The youthful ‘Hawks dug themselves into an eight-point hole in the a first-half in which they handled the ball like it was going to explode and the basket didn’t count unless you shot the ball hard enough to go through the backboard.
KU head coach Bill Self, showing the kind of exasperation known only to coaches, George Bush’s handlers and first-time parents, cited mental errors, particularly in the first half.
“We didn't come as individually ready early in the game as we should have. We made so many silly plays, and it was just a mess in transition,” Self said. “The next thing you know, you're behind the eight ball. We were fighting from behind all night long.”
Self has talked all season about how there would be times this team would labor to score, and Thursday night’s first half was one for the text book. The Jayhawks shot just 34 percent, including 1-for-8 from long range to go into the locker room down, 35-27.
“Our guys tried hard, but they were nervous, and when things don’t go right early, they lose a little energy,” the coach said. “We were just dying the first half to try and make a basket. From my standpoint, it looked like we were just waiting for somebody else to do something as opposed to guys stepping up.”
In the second half, Kansas played much better, shooting 53.6 percent from the field, and even took a three-point lead with 4:22 left in the game. However, a more experienced Nevada club made free throws down the stretch – they were 21 of 24 (87.5 percent) on the night – to come back and then keep the Jayhawks at arm’s length.
“They’ve got a good, experienced team. They make their free throws. They’re well-coached. And they played through their best player. They’ve got a really nice team,” Self said.
The coach said that his biggest frustration was not physical mistakes on the way to losing but rather mental errors and a youthful mindset.
“Nevada, in all honesty, they probably scored 55 to 60 points against defense and they probably scored 12 to 17 points against our mental mistakes,” Self said, shaking his head. “Just so many mental mistakes.”
He added, “This team is going to have to learn that it’s a lot easier to play with a lead than to play from behind. We let them get a lead early by not making plays – by making mental mistakes as opposed to poor play.”
Self said he didn’t think the Jayhawks played badly, but that they’re aren’t good enough yet to make the same mistakes a more mature club can make and get away with it.
“We fouled when they’re not looking to score. Those are tough to come by when teams are just trying to get to the house and hope that you foul and give them some free points and certainly we helped them. If we hadn’t helped them, the outcome might have been different. That’s part of growing pains, I guess.”
“We’re so young, we’re just a little – ‘timid’ isn’t the right word – non-aggressive as far as understanding what wins games. If you can’t get the ball, you can tap it or beat it out of bounds,” he said. “We have to get into that aggressive mindset.”

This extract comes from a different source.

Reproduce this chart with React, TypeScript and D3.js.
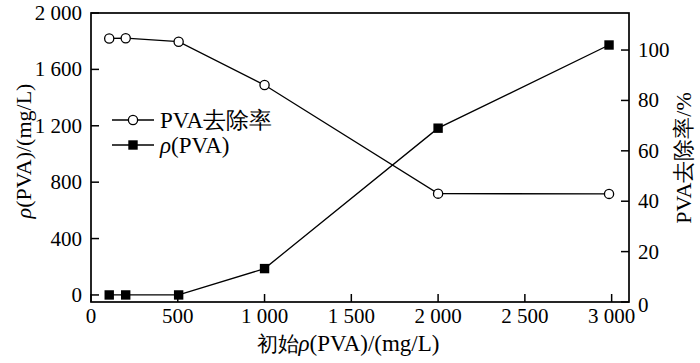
import * as d3 from 'd3';

const initialConc = [105, 200, 505, 1000, 2000, 2985];
const removalRate = [104.6, 104.7, 103.3, 86.1, 43.0, 42.9];
const residualConc = [0, 0, 0, 187, 1183, 1773];
const xTicks = [0, 500, 1000, 1500, 2000, 2500, 3000];
const leftTicks = [0, 400, 800, 1200, 1600, 2000];
const rightTicks = [0, 20, 40, 60, 80, 100];

const W = 700;
const H = 363;
const left = 91;
const right = 629;
const top = 13;
const bottom = 302;
const serif = 'Liberation Serif';

const fmt = (v: number) =>
  v >= 1000 ? `${Math.floor(v / 1000)} ${String(v % 1000).padStart(3, '0')}` : String(v);

export default function App() {
  const x = d3.scaleLinear().domain([0, 3100]).range([left, right]);
  const yL = d3.scaleLinear().domain([-50, 2000]).range([bottom, top]);
  const yR = d3.scaleLinear().domain([0, 114.7]).range([bottom, top]);

  const rateLine = d3.line<number>().x((_, i) => x(initialConc[i])).y(d => yR(d))(removalRate) || '';
  const concLine = d3.line<number>().x((_, i) => x(initialConc[i])).y(d => yL(d))(residualConc) || '';

  const tick = 8;

  return (
    <svg width={W} height={H} style={{ position: 'absolute', left: 0, top: 0, background: '#fff' }}>
      <rect x={left} y={top} width={right - left} height={bottom - top} fill="none" stroke="#000" strokeWidth={1.7} />

      {xTicks.map(t => (
        <g key={'x' + t}>
          <line x1={x(t)} x2={x(t)} y1={bottom} y2={bottom - tick} stroke="#000" strokeWidth={1.5} />
          <text x={x(t)} y={323} textAnchor="middle" fontFamily={serif} fontSize={21}>{fmt(t)}</text>
        </g>
      ))}
      {leftTicks.map(t => (
        <g key={'l' + t}>
          <line x1={left} x2={left + tick} y1={yL(t)} y2={yL(t)} stroke="#000" strokeWidth={1.5} />
          <text x={82} y={yL(t)} textAnchor="end" dominantBaseline="central" fontFamily={serif} fontSize={21}>{fmt(t)}</text>
        </g>
      ))}
      {rightTicks.map(t => (
        <g key={'r' + t}>
          <line x1={right} x2={right - tick} y1={yR(t)} y2={yR(t)} stroke="#000" strokeWidth={1.5} />
          <text x={638} y={t === 0 ? yR(t) + 3 : yR(t)} dominantBaseline="central" fontFamily={serif} fontSize={21}>{t}</text>
        </g>
      ))}

      <path d={concLine} fill="none" stroke="#000" strokeWidth={1.3} />
      <path d={rateLine} fill="none" stroke="#000" strokeWidth={1.3} />
      {residualConc.map((d, i) => (
        <rect key={'s' + i} x={x(initialConc[i]) - 4.7} y={yL(d) - 4.7} width={9.4} height={9.4} fill="#000" />
      ))}
      {removalRate.map((d, i) => (
        <circle key={'c' + i} cx={x(initialConc[i])} cy={yR(d)} r={4.6} fill="#fff" stroke="#000" strokeWidth={1.3} />
      ))}

      {/* legend */}
      <line x1={112} x2={154} y1={120} y2={120} stroke="#000" strokeWidth={1.3} />
      <circle cx={133} cy={120} r={4.6} fill="#fff" stroke="#000" strokeWidth={1.3} />
      <text x={160} y={120} dominantBaseline="central" fontFamily={serif} fontSize={23}>PVA去除率</text>
      <line x1={112} x2={154} y1={145} y2={145} stroke="#000" strokeWidth={1.3} />
      <rect x={133 - 4.7} y={145 - 4.7} width={9.4} height={9.4} fill="#000" />
      <text x={160} y={145} dominantBaseline="central" fontFamily={serif} fontSize={23}>
        <tspan fontStyle="italic">ρ</tspan>(PVA)
      </text>

      {/* axis titles */}
      <text x={348} y={351} textAnchor="middle" fontFamily={serif} fontSize={23}>
        <tspan fontSize={21}>初始</tspan><tspan fontStyle="italic">ρ</tspan>(PVA)/(mg/L)
      </text>
      <text transform="translate(23,151) rotate(-90)" textAnchor="middle" dominantBaseline="central" fontFamily={serif} fontSize={22}>
        <tspan fontStyle="italic">ρ</tspan>(PVA)/(mg/L)
      </text>
      <text transform="translate(683,158) rotate(-90)" textAnchor="middle" dominantBaseline="central" fontFamily={serif} fontSize={22}>
        PVA去除率/%
      </text>
    </svg>
  );
}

So, the Jayhawks are 2-3 for the first time since Rick Suttle and Tommy Kivisto’s relatively inexperienced 1972-73 Jayhawks started that way. One might worry about this young team’s confidence. Self admits that they team “needs something good to happen,” but he isn’t concerned.
“These guys are young. (Their confidence) shouldn’t be too shaken. We knew going in that there were going to be some ups and downs. Of course, we wish we were 4-1 instead of 2-3, and we could easily be better.”
Sure, Self’s right: they could be better, record-wise. But to steal a line from KU football coach Mark Mangino, this team truly is “a work in progress.”
After a brutal first half, the Jayhawks showed character and heart – not to mention a lot of raw ability and a little bit of attitude – in bouncing back against a legit Nevada team. That ability will be there all season long. So as long as the heart is still there, the players, coaches and fans should be encouraged.
That combination of ability and heart is also what makes this sluggish start tough to take. However, like it or not, this loss to the Wolfpack was a classic example of the ups-and-downs that this young team’s going to experience this season – at least, for awhile.
If we all remember to breathe – don’t lock your knees or you’ll pass out – and just enjoy the process of watching this team grow up, the trials and tribulations of November and December will make January and February and maybe even March just that much more satisfying.
By the way, the 1973-74 Jayhawks went to the Final Four.